Place the sugars and milk into a good sized saucepan, and bring to the boil. Allow it to continue boiling, stirring occasionally and watching carefully so it doesn’t bubble over, until it reaches what is known as the soft-ball stage – what you want to do is get a bowl of cold water, and periodically take small spoonfuls of the boiling sugar and lower them slowly into the cold water. Initially it should just dissipate and dissolve into the water (and you may want to change the water occasionally if it gets too sugary) but once you can lower a spoonful of sugary stuff into the water and it solidifies into a soft, pliant kinda substance, you know you’re ready. I hope that makes sense. This should take about ten minutes. 

At this point, remove it from the heat and sit the pan in a sink partly filled with cold water – this is optional but helps, obviously, to cool it down faster – and stir in the butter, the salt, and the cardamom. Stir vigorously until it is thick and seems to have lost most of its glossiness.  I use a whisk for this, as I figure the aeration helps cool it and thicken it faster, but any old spoon will do the trick. At this point, stir in half the malteasers – some of them will melt a bit, which is totally ideal – and transfer the fudge onto a buttered tray/dish. Use the back of a spoon to gently push it out into an even square, then tip the remaining malteasers over the top and push them into the fudge a little to ballast them. Allow it to cool in the fridge for a bit and then slice into irregular squares. I say irregular because you have no option, the malteasers make it a bit hard to get straight lines. 

I think I’ve definitely hit this home by now, but wow this is so good. Even if you’re wary of playing with sugar and/or fire, if you follow the instructions that I give in the recipe to gauge when the fudge is ready, you can’t go wrong. Because even if you do go wrong you can still do ever so many things – pour the ineffectual fudge onto ice cream, stir it into softened ice cream, just eat an ice cream and throw the fudge at the wall – either way, there’s enough serendipity to go around.

PS: if you’re wondering, I was honestly pretty good at beer pong and it was a taut and thrilling game for all involved. However I think I generally prefer to drink my drinks in a more straightforward way rather than having to leap through elaborate hoops to get to them.

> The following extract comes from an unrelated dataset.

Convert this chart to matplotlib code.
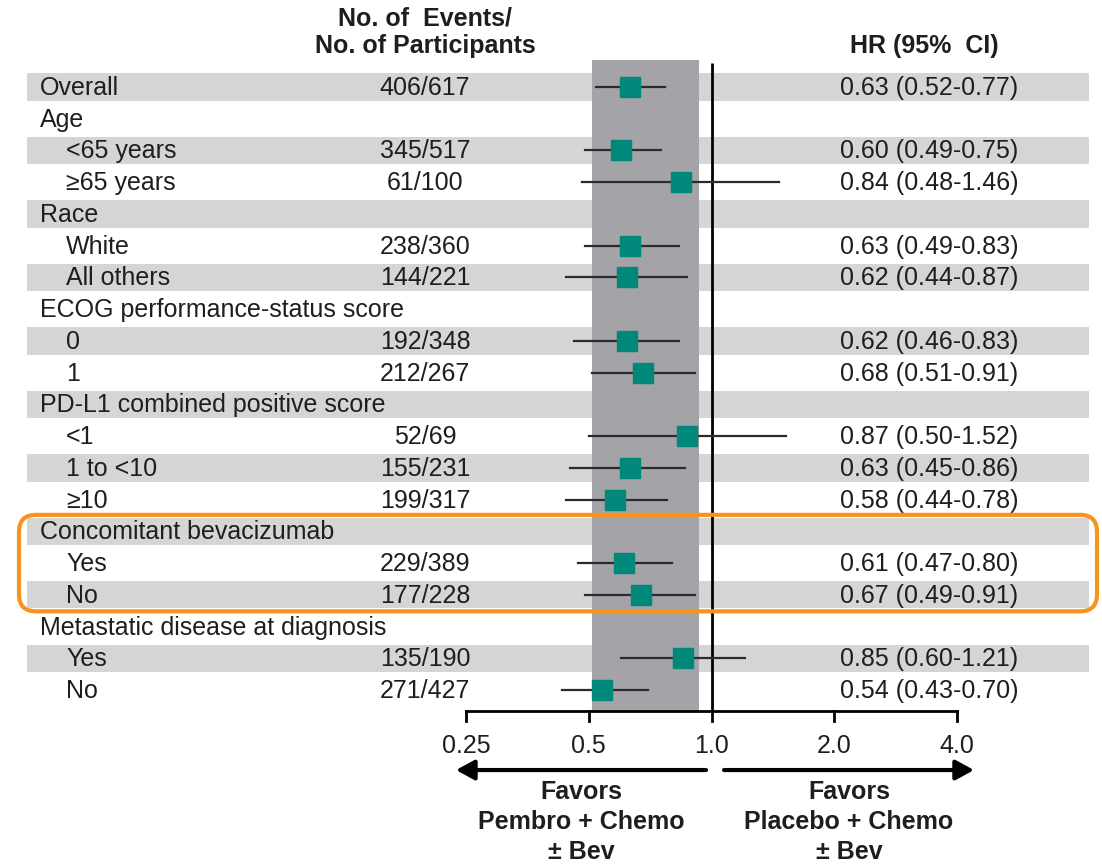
import matplotlib
matplotlib.use("Agg")
import matplotlib.pyplot as plt
from matplotlib.patches import FancyBboxPatch

plt.rcParams['font.family'] = ['Liberation Sans', 'DejaVu Sans']

# subgroup table
labels = ["Overall", "Age", "<65 years", "≥65 years", "Race", "White", "All others",
          "ECOG performance-status score", "0", "1",
          "PD-L1 combined positive score", "<1", "1 to <10", "≥10",
          "Concomitant bevacizumab", "Yes", "No",
          "Metastatic disease at diagnosis", "Yes", "No"]
indent = [0, 0, 1, 1, 0, 1, 1, 0, 1, 1, 0, 1, 1, 1, 0, 1, 1, 0, 1, 1]
events = ["406/617", "", "345/517", "61/100", "", "238/360", "144/221", "",
          "192/348", "212/267", "", "52/69", "155/231", "199/317", "",
          "229/389", "177/228", "", "135/190", "271/427"]
hr = [0.63, None, 0.60, 0.84, None, 0.63, 0.62, None, 0.62, 0.68, None,
      0.87, 0.63, 0.58, None, 0.61, 0.67, None, 0.85, 0.54]
lo = [0.52, None, 0.49, 0.48, None, 0.49, 0.44, None, 0.46, 0.51, None,
      0.50, 0.45, 0.44, None, 0.47, 0.49, None, 0.60, 0.43]
hi = [0.77, None, 0.75, 1.46, None, 0.83, 0.87, None, 0.83, 0.91, None,
      1.52, 0.86, 0.78, None, 0.80, 0.91, None, 1.21, 0.70]

ticks = [0.25, 0.5, 1.0, 2.0, 4.0]
tick_labels = ["0.25", "0.5", "1.0", "2.0", "4.0"]
band_lo, band_hi = 0.51, 0.93
boxed_rows = (14, 16)

W, H = 1102, 865
row0, row_h = 87, 31.74           # pixel centre of first row, row pitch
x_min_px, x_max_px = 466, 957     # where 0.25 and 4.0 sit
ppd = (x_max_px - x_min_px) / 4   # pixels per doubling

fig = plt.figure(figsize=(W / 100, H / 100), dpi=100)

ylim = ((H - row0) / row_h, -row0 / row_h)

# layout axes: x in pixels, y in rows
tab = fig.add_axes([0, 0, 1, 1])
tab.set_xlim(0, W)
tab.set_ylim(*ylim)
tab.axis('off')

# forest axes: log HR on x, same rows on y
ax = fig.add_axes([0, 0, 1, 1], sharey=tab)
ax.set_xscale('log')
ax.set_xlim(0.25 * 2 ** (-x_min_px / ppd), 4.0 * 2 ** ((W - x_max_px) / ppd))
ax.set_ylim(*ylim)
ax.axis('off')
ax.patch.set_alpha(0)

txt = '#1e1e1e'
fs = 18
n = len(labels)
y_axis = (711 - row0) / row_h

# alternating row stripes
for i in range(0, n, 2):
    tab.fill_between([27, 1089], i - 0.43, i + 0.43, color='#d5d5d5', lw=0, zorder=1)

# shaded band and line of no effect
ax.fill_between([band_lo, band_hi], -0.85, y_axis, color='#a4a3a8', lw=0, zorder=2)
ax.plot([1.0, 1.0], [-0.76, y_axis], color='black', lw=2, zorder=3, solid_capstyle='butt')

for i in range(n):
    x_lab = 66 if indent[i] else 40
    tab.text(x_lab, i + 0.03, labels[i], fontsize=fs, color=txt, ha='left', va='center', zorder=5)
    if hr[i] is None:
        continue
    tab.text(425, i + 0.03, events[i], fontsize=fs, color=txt, ha='center', va='center', zorder=5)
    tab.text(1018, i + 0.03, f"{hr[i]:.2f} ({lo[i]:.2f}-{hi[i]:.2f})", fontsize=fs,
             color=txt, ha='right', va='center', zorder=5)
    ax.plot([lo[i], hi[i]], [i, i], color='#2b2b2b', lw=1.6, zorder=4)
    ax.plot(hr[i], i, marker='s', ms=14.5, color='#00897b', mec='#00897b', zorder=5)

# headers
tab.text(425, -2.17, "No. of  Events/", fontsize=fs, fontweight='bold', color=txt,
         ha='center', va='center')
tab.text(425, -1.29, "No. of Participants", fontsize=fs, fontweight='bold', color=txt,
         ha='center', va='center')
tab.text(924, -1.29, "HR (95%  CI)", fontsize=fs, fontweight='bold', color=txt,
         ha='center', va='center')

# x axis with downward ticks
ax.plot([ticks[0], ticks[-1]], [y_axis, y_axis], color='black', lw=2, zorder=3,
        solid_capstyle='projecting')
for t, s in zip(ticks, tick_labels):
    ax.plot([t, t], [y_axis, y_axis + 0.32], color='black', lw=2, zorder=3)
    ax.text(t, 20.76, s, fontsize=fs, color=txt, ha='center', va='center')

# direction arrows
y_arr = 21.52
arr = dict(arrowstyle='-|>,head_length=0.55,head_width=0.3', lw=3, color='black',
           mutation_scale=20, shrinkA=0, shrinkB=0)
tab.annotate('', xy=(456, y_arr), xytext=(706, y_arr), arrowprops=arr)
tab.annotate('', xy=(974, y_arr), xytext=(724, y_arr), arrowprops=arr)

tab.text(581, 23.17, "Favors\nPembro + Chemo\n± Bev", fontsize=fs, fontweight='bold',
         color=txt, ha='center', va='center', linespacing=1.32)
tab.text(849, 23.17, "Favors\nPlacebo + Chemo\n± Bev", fontsize=fs, fontweight='bold',
         color=txt, ha='center', va='center', linespacing=1.32)

# highlight box around the bevacizumab subgroup
r0, r1 = boxed_rows
box = FancyBboxPatch((19, r0 - 0.52), 1097 - 19, (r1 - r0) + 1.04,
                     boxstyle='round,pad=0,rounding_size=17',
                     mutation_aspect=1 / row_h, fill=False, ec='#f7941d', lw=3,
                     transform=tab.transData, zorder=6)
ax.add_patch(box)

fig.savefig('out.png', dpi=100)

title from:  here I am keeping it real, real era-specific that is, with one of my favourite Fall Out Boy songs.

music lately:

Tori Amos, Little Earthquakes. I have listened to precisely zero Tori Amos in my life but wanted to take a chance on her so picked this song at random, and mercy me it’s beautiful. So, so beautiful. Except now I’m stuck being unable to choose a follow-up because what if it’s not as good as this one, and she has so many songs! Love to overthink!
Say Anything, the Is A Real Boy/Was A Real Boy album. Frankly: listening to it seven times is actually not enough for me.